What Is Catholic Mental Prayer?

Catholic Mental Prayer, also called Catholic meditation, is a form of silent prayer that is the next level advanced from vocal prayer.

It is not Eastern Mysticism or any such thing. It is instead a lifting of the heart and mind to God.

All the saints practiced it. St. Alphonsus Liguori said: "every saint became a saint through Mental Prayer."

Do your Mental Prayer in a completely quiet room or church to block out distractions. Your mind may jump around everywhere to worries, tasks you need to do, or fears, but you simply train it back to your topic of meditation.

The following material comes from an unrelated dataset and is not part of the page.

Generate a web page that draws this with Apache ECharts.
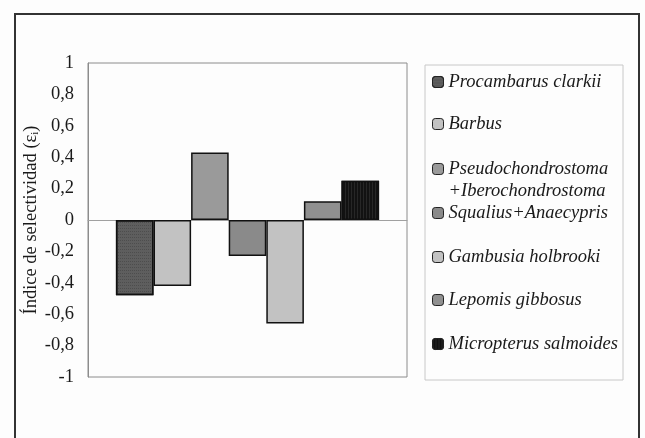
<!DOCTYPE html>
<html><head><meta charset="utf-8">
<script src="https://cdn.jsdelivr.net/npm/echarts@6/dist/echarts.min.js"></script>
<style>html,body{margin:0;padding:0;background:#fdfdfd}#c{width:645px;height:438px}</style>
</head><body><div id="c"></div>
<script>
var species = ['Procambarus clarkii','Barbus','Pseudochondrostoma+Iberochondrostoma','Squalius+Anaecypris','Gambusia holbrooki','Lepomis gibbosus','Micropterus salmoides'];
var legendLabels = ['Procambarus clarkii','Barbus','\nPseudochondrostoma\n+Iberochondrostoma','Squalius+Anaecypris','Gambusia holbrooki','Lepomis gibbosus','Micropterus salmoides'];
var values = [-0.48, -0.42, 0.43, -0.23, -0.66, 0.12, 0.25];
var colors = ['#5e5e5e','#c2c2c2','#9a9a9a','#8a8a8a','#c2c2c2','#909090','#121212'];
var yTicks = [-1,-0.8,-0.6,-0.4,-0.2,0,0.2,0.4,0.6,0.8,1];
var legendTops = [71, 113, 136, 202, 246, 289, 333];

var chart = echarts.init(document.getElementById('c'), null, {renderer:'canvas'});
var font = 'Liberation Serif';
var series = species.map(function(s,i){
  var it = {color: colors[i], borderColor:'#111', borderWidth:1.5};
  if (i===0) it.decal = {symbol:'rect', symbolSize:1, dashArrayX:[1,1], dashArrayY:[1,2], color:'rgba(0,0,0,0.18)'};
  if (i===6) it.decal = {symbol:'rect', symbolSize:1, dashArrayX:[1,2], dashArrayY:[4,0], color:'rgba(80,80,80,0.35)'};
  return {type:'bar', name:species[i], data:[values[i]], barGap:'0%', barCategoryGap:'17.5%', itemStyle:it};
});
var legends = species.map(function(s,i){
  return {
    data:[s], orient:'vertical', left:432, top:legendTops[i], padding:0,
    itemWidth:11, itemHeight:11, itemGap:0, selectedMode:false,
    formatter:function(){return legendLabels[i];},
    textStyle:{fontFamily:font, fontStyle:'italic', fontSize:18.5, color:'#1a1a1a', lineHeight:22},
    itemStyle:{borderColor:'#222', borderWidth:1}
  };
});
chart.setOption({
  animation:false,
  backgroundColor:'#fdfdfd',
  color: colors,
  graphic:[
    {type:'rect', shape:{x:15,y:14,width:624,height:440}, style:{fill:null, stroke:'#333', lineWidth:2}, silent:true, z:-1},
    {type:'rect', shape:{x:425,y:65,width:198,height:315}, style:{fill:null, stroke:'#c8c8c8', lineWidth:1}, silent:true, z:-1}
  ],
  grid:{left:88, right:238, top:63, bottom:61, show:true, borderColor:'#8c8c8c', borderWidth:1, containLabel:false},
  legend: legends,
  xAxis:{type:'category', data:[''], axisLine:{onZero:true, lineStyle:{color:'#a0a0a0', width:1}}, axisTick:{show:false}, axisLabel:{show:false}},
  yAxis:{type:'value', min:-1, max:1, interval:0.2,
    axisLine:{show:true, lineStyle:{color:'#8c8c8c'}}, axisTick:{show:false}, splitLine:{show:false},
    axisLabel:{fontFamily:font, fontSize:18.5, color:'#1a1a1a', margin:14,
      formatter:function(v){ var r=Math.round(v*10)/10; return String(r).replace('.',','); }},
    name:'Índice de selectividad (ε{sub|i})', nameLocation:'middle', nameGap:42, nameRotate:90,
    nameTextStyle:{fontFamily:font, fontSize:18.5, color:'#1a1a1a', rich:{sub:{fontFamily:font, fontSize:11, verticalAlign:'bottom', padding:[6,0,0,0]}}}
  },
  series: series
});
</script></body></html>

Here is how you do Mental Prayer:

  • Prepare: Place yourself in God's presence and pray for the grace to meditate
  • Begin the meditation
    • Reflect on particular subject, some truth of God or the Faith (more on this later)
    • Examine yourself in relation to this truth
      • Think of how you can improve in this aspect
    • Affections like sorrow for sin, hope in God, and love arise in your heart from considering the subject of your meditation
    • Offer petitions in your heart to God: for people in your life, for yourself, your family, your enemies, for the Church, and so on
    • Resolve to conquer your main vice or grow in a needed virtue
  • Conclusion: Thank God for the graces He gave you

For beginners like me, ten to fifteen minutes of meditation per day is all I can handle. The saints were known to meditate for hours at a time.

Subjects to Meditate On

What should you meditate on? Here are subjects for meditation to get you started:

  1. the beauty of Heaven,
  2. the horror of hell,
  3. God's omnipotence (all powerful),
  4. His omniscience (all knowing),
  5. Christ's Passion and death (think of the Sorrowful mysteries of the Rosary),
  6. the goodness of God,
  7. the witness of the saints,
  8. God's indwelling presence in your soul.

Benefits of Mental Prayer

In every meditation, we are examining ourselves to see how we are following Christ: are we being humble? have we grown lukewarm?

Thus meditation provides a way of conquering our vices, especially our predominant ones, growing in virtue, remaining closer to God throughout the day, and sprinting along the track to sainthood that our Lord has prepared for us.

One cannot become as holy as God wills without meditation. The saints all meditated (and ascended to higher levels of prayer).

One cannot conquer venial sin without meditation, a claim I had never heard before!

Meditation is the gateway to deeper forms of prayer, but you can’t bypass it.

Years ago I read books by St. John of the Cross and St. Teresa of Avila–two saints considered geniuses on prayer–but it was too deep for me. I couldn’t understand, practically, how to meditate and begin to penetrate into the inner levels of the Interior Castle.

 

What I Learned From Meditating During Lent

Meditating is simple but hard. 

I got distracted every time.

Sometimes I did a good job quickly bringing my mind and heart back to the meditation; other times I got wrapped up in worries about my family, work, children, and so on.

But God also sent bursts of grace: moments of deep peace, quietness, His gentle presence. The main learning was: by showing up each day to meditate, I show God I want to be a saint. 

I want to spend time with Him. Just showing up and trying is a big part of the battle of prayer.

And I trust He will bless the effort with grace. Without grace, it is impossible to meditate or grow in holiness. But God promises His grace to us, so we can have child-like confidence and simply ask Him for this grace to meditate.

I didn't stop meditating once Lent ended. Instead, I've continued meditating each day (well, most days), and plan to keep it going.

My challenge to you: begin today to meditate, start with five minutes. Then keep doing it every day.

Mental Prayer is one of the ingredients in the secret recipe of the saints.